Born again AT&T introduced its U-verse concept at the 2005 CES, with the ambition of covering 18M homes by the end of 2008. FTTH IPTV services only started late last month in 5,000 homes in San Antonio, TX with the help of Verizon's FiOS network.
This offer would look rather disappointing to Korean eyes and wallets : no more than 6 megs, up to $120 per month for a wireless bundle... but hey that's a start and ain't that much competition in SBC's 13-state-wide kingdom, so let early adopters finance innovation.
AT&T already rules in SBCland with 7.4M ADSL lines, but they intend to reach 100% in broadband coverage thanks to various fibers in urban areas, satellite broadband in rural areas (Project Lightspeed is supposed to reach 5.5M low-income households by the end of 2009), and fixed wireless (WiMAX a top pick) to fill the blanks.

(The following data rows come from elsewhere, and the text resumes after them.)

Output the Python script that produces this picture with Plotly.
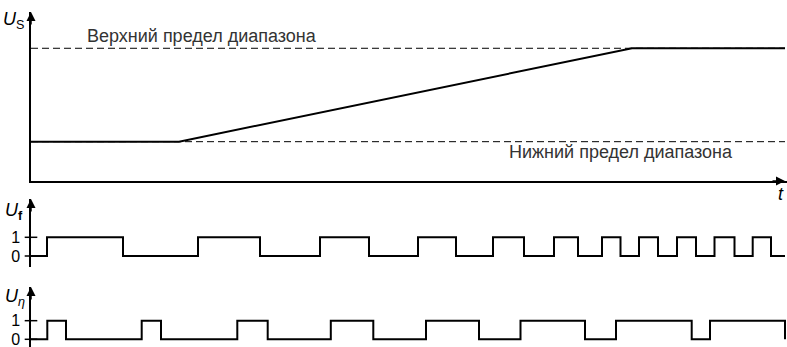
import plotly.graph_objects as go

# time axis in arbitrary units (0 = origin of the axes)
t_end = 754

# U_S: sweep voltage, lower limit -> ramp -> upper limit
us_t = [0, 148, 601, 754]
us_level = [1, 1, 3, 3]
lower_limit = 1
upper_limit = 3

# U_f: rising / falling edge times
uf_rise = [16, 167, 289, 387, 462, 523, 571, 608, 646, 683.5, 721.7]
uf_fall = [92, 229, 338, 425, 493, 547, 589.5, 627, 665, 703.5, 740]

# U_eta: rising / falling edge times
ueta_rise = [16.3, 110.7, 206.3, 299.8, 395, 489.5, 585, 679]
ueta_fall = [35, 130, 236.7, 342.3, 448, 554, 660.7, 754]

label_upper = "Верхний предел диапазона"
label_lower = "Нижний предел диапазона"


def pulse_xy(rise, fall, end):
    xs, ys = [0], [0]
    for r, f in zip(rise, fall):
        xs += [r, f]
        ys += [1, 0]
    if xs[-1] < end:
        xs.append(end)
        ys.append(0)
    return xs, ys


FONT = "Liberation Sans"
INK = "black"

fig = go.Figure()

# dashed limits
fig.add_trace(go.Scatter(x=[0, t_end], y=[upper_limit] * 2, mode="lines",
                         line=dict(color=INK, width=1, dash="7px,4px"), yaxis="y"))
fig.add_trace(go.Scatter(x=[0, t_end], y=[lower_limit] * 2, mode="lines",
                         line=dict(color=INK, width=1, dash="7px,4px"), yaxis="y"))
# U_S
fig.add_trace(go.Scatter(x=us_t, y=us_level, mode="lines",
                         line=dict(color=INK, width=2), yaxis="y"))

fx, fy = pulse_xy(uf_rise, uf_fall, t_end)
fig.add_trace(go.Scatter(x=fx, y=fy, mode="lines", line_shape="hv",
                         line=dict(color=INK, width=2), yaxis="y2"))
ex, ey = pulse_xy(ueta_rise, ueta_fall, t_end)
fig.add_trace(go.Scatter(x=ex, y=ey, mode="lines", line_shape="hv",
                         line=dict(color=INK, width=2), yaxis="y3"))

# cross ticks at 0 and 1
for ya in ["y2", "y3"]:
    fig.add_trace(go.Scatter(x=[0, 0], y=[0, 1], mode="markers", cliponaxis=False,
                             marker=dict(symbol="line-ew", size=9,
                                         line=dict(color=INK, width=1.5)),
                             yaxis=ya))

H = 347.0
W_PLOT = 756.0
dom1 = [1 - 181 / H, 1 - 12 / H]
dom2 = [1 - 267 / H, 1 - 199 / H]
dom3 = [0, 1 - 287 / H]

axis_common = dict(showline=True, linecolor=INK, linewidth=1.5, showgrid=False,
                   zeroline=False, anchor="x", fixedrange=True, automargin=False)
pulse_ticks = dict(tickvals=[0, 1], ticktext=["0", "1"], ticks="",
                   tickfont=dict(family=FONT, size=16, color=INK), ticklabelstandoff=6,
                   ticklabeloverflow="allow")

fig.update_layout(
    width=787, height=347,
    margin=dict(l=31, r=0, t=0, b=0, autoexpand=False),
    paper_bgcolor="white", plot_bgcolor="white",
    showlegend=False,
    xaxis=dict(range=[0, W_PLOT], domain=[0, 1], showline=True, linecolor=INK,
               linewidth=1.5, showgrid=False, zeroline=False, showticklabels=False,
               ticks="", anchor="y", automargin=False),
    yaxis=dict(domain=dom1, range=[0.158, 3.777], showticklabels=False, ticks="",
               **axis_common),
    yaxis2=dict(domain=dom2, range=[-0.588, 3.048], **pulse_ticks, **axis_common),
    yaxis3=dict(domain=dom3, range=[-0.414, 2.81], **pulse_ticks, **axis_common),
)

arrow = dict(text="", showarrow=True, arrowhead=2, arrowsize=1.2, arrowwidth=1.5,
             arrowcolor=INK, xref="x", yref="paper")
fig.add_annotation(x=0, y=dom1[1], ax=0, ay=14, **arrow)
fig.add_annotation(x=0, y=dom2[1], ax=0, ay=14, **arrow)
fig.add_annotation(x=0, y=dom3[1], ax=0, ay=14, **arrow)
fig.add_annotation(x=t_end, y=dom1[0], ax=-14, ay=0, **arrow)

txt = dict(showarrow=False, xref="x", yref="paper", yanchor="middle",
           font=dict(family=FONT, size=18, color="#333"))
fig.add_annotation(x=54, y=1 - 36 / H, text=label_upper, xanchor="left", **txt)
fig.add_annotation(x=476, y=1 - 152 / H, text=label_lower, xanchor="left", **txt)

# axis symbols sit left of the plot area -> paper coords (negative x)
sym = dict(showarrow=False, xref="paper", yref="paper", xanchor="left", yanchor="middle",
           font=dict(family=FONT, size=18, color=INK))
fig.add_annotation(x=-30 / W_PLOT, y=1 - 21 / H, text="<i>U</i><sub>S</sub>", **sym)
fig.add_annotation(x=-28 / W_PLOT, y=1 - 212 / H, text="<i>U</i><sub><b>f</b></sub>", **sym)
fig.add_annotation(x=-28 / W_PLOT, y=1 - 297 / H, text="<i>U</i><sub><i>η</i></sub>", **sym)
fig.add_annotation(x=t_end - 4, y=1 - 194 / H, text="<i>t</i>",
                   **dict(sym, xref="x", xanchor="center"))

# the page body has a default 8px margin; remove it so the figure fills the window
fig.write_html("out.html", config={"displayModeBar": False},
               post_script="document.body.style.margin='0';")
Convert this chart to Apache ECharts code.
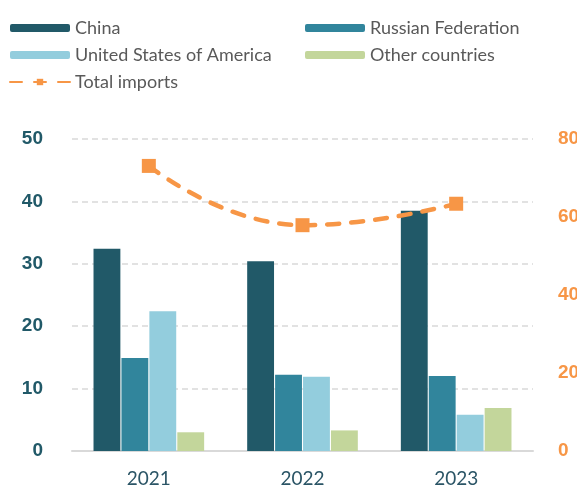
<!DOCTYPE html>
<html>
<head>
<meta charset="utf-8">
<script src="https://cdn.jsdelivr.net/npm/echarts@6/dist/echarts.min.js"></script>
<style>
  html, body { margin: 0; padding: 0; background: #fff; }
  #chart { width: 577px; height: 490px; }
</style>
</head>
<body>
<div id="chart"></div>
<script>
const years = ['2021', '2022', '2023']
const china = [32.4, 30.4, 38.5]
const russia = [14.9, 12.2, 12.0]
const usa = [22.4, 11.9, 5.8]
const others = [3.0, 3.3, 6.9]
const totalImports = [73.1, 57.9, 63.4]

const font = 'Lato'
const boldFont = 'Liberation Sans'
const chart = echarts.init(document.getElementById('chart'))

const barSeries = (name, data, color) => ({
  name: name,
  type: 'bar',
  data: data,
  barGap: '4%',
  barCategoryGap: '28%',
  itemStyle: { color: color }
})

chart.setOption({
  animation: false,
  textStyle: { fontFamily: font },
  legend: [
    {
      left: 4, top: 14, orient: 'vertical', itemGap: 9,
      itemWidth: 60, itemHeight: 8,
      textStyle: { fontSize: 18, color: '#595959', fontFamily: font },
      data: ['China', 'United States of America', 'Total imports']
    },
    {
      left: 300, top: 14, orient: 'vertical', itemGap: 9,
      itemWidth: 60, itemHeight: 8,
      textStyle: { fontSize: 18, color: '#595959', fontFamily: font },
      data: ['Russian Federation', 'Other countries']
    }
  ],
  grid: { left: 72, right: 44, top: 139, bottom: 39, outerBoundsMode: 'none' },
  xAxis: {
    type: 'category',
    data: years,
    axisLine: { lineStyle: { color: '#d9d9d9', width: 2 } },
    axisTick: { show: false },
    axisLabel: { fontSize: 19, color: '#2b5566', margin: 18 }
  },
  yAxis: [
    {
      type: 'value', min: 0, max: 50, interval: 10,
      axisLabel: { fontSize: 19, fontWeight: 'bold', fontFamily: boldFont, color: '#215968', margin: 29 },
      splitLine: { lineStyle: { color: '#d9d9d9', type: [6, 4], width: 1.5 } }
    },
    {
      type: 'value', min: 0, max: 80, interval: 20,
      axisLabel: { fontSize: 19, fontWeight: 'bold', fontFamily: boldFont, color: '#f79646', margin: 25 },
      splitLine: { show: false }
    }
  ],
  series: [
    barSeries('China', china, '#215968'),
    barSeries('Russian Federation', russia, '#31859c'),
    barSeries('United States of America', usa, '#93cddd'),
    barSeries('Other countries', others, '#c3d69b'),
    {
      name: 'Total imports',
      type: 'line',
      yAxisIndex: 1,
      data: totalImports,
      smooth: true,
      symbol: 'rect',
      symbolSize: 14,
      itemStyle: { color: '#f79646' },
      lineStyle: { color: '#f79646', width: 4.5, type: [12, 12], cap: 'round' }
    }
  ]
})
</script>
</body>
</html>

The first 13 states before the whole country... this state of the AT&T-SBC union address should resonate as a warning to competing superpowers : we're not only focusing on homeland security ; we're also preparing preemptive strikes everywhere. But the old Texan way : we don't want to make it sound like an aggression, so no need to add "bring it on".
I also find rather clever their partnership with Yahoo! and Verizon Wireless "for a generation of tech-savvy consumers who rely on the Internet and wireless phones as their primary communications tools" (to wit : the smart ones who are leaving the incumbent - a speechless and voiceless carrier). AT&T position themselves as a central integrator of services : we help you subscribe to AT&T Yahoo! High Speed Internet, and to Verizon Wireless as well if you need a wireless service, but you can still chose AT&T for voice services at home. Beyond the usual "free" LLO services (Call Waiting, Three-Way Calling, Call Forwarding...), the AT&T CallVantage package proposes well marketed bonuses :
- Call Logs (with "click to dial")
- Do Not Disturb (only emergency calls pass through)
- Personal Conferencing (10 people overall)
- Locate Me (when you're away from home, incoming calls track you by ringing up to five phones all at once or one right after the other)
- Web-Based Voice Mail (AT&T just couldn't not include it in such an offer)
Why is it so interesting ? I'm not sure it will work, but it's neither some double-stage VoIP thing like Skype, nor an ugly plug-in like Vonage's latest USB gizmo. It's a truly operated service from a genuine operator or better, a Virtual Network Operator on its own network. It's both a win-back and a win-period approach, an attempt to sublimate voice services and fully give them their value back. I wish it weren't that expensive and I wish it could go beyond fixed and mobile, and even beyond the now traditional homezone concept.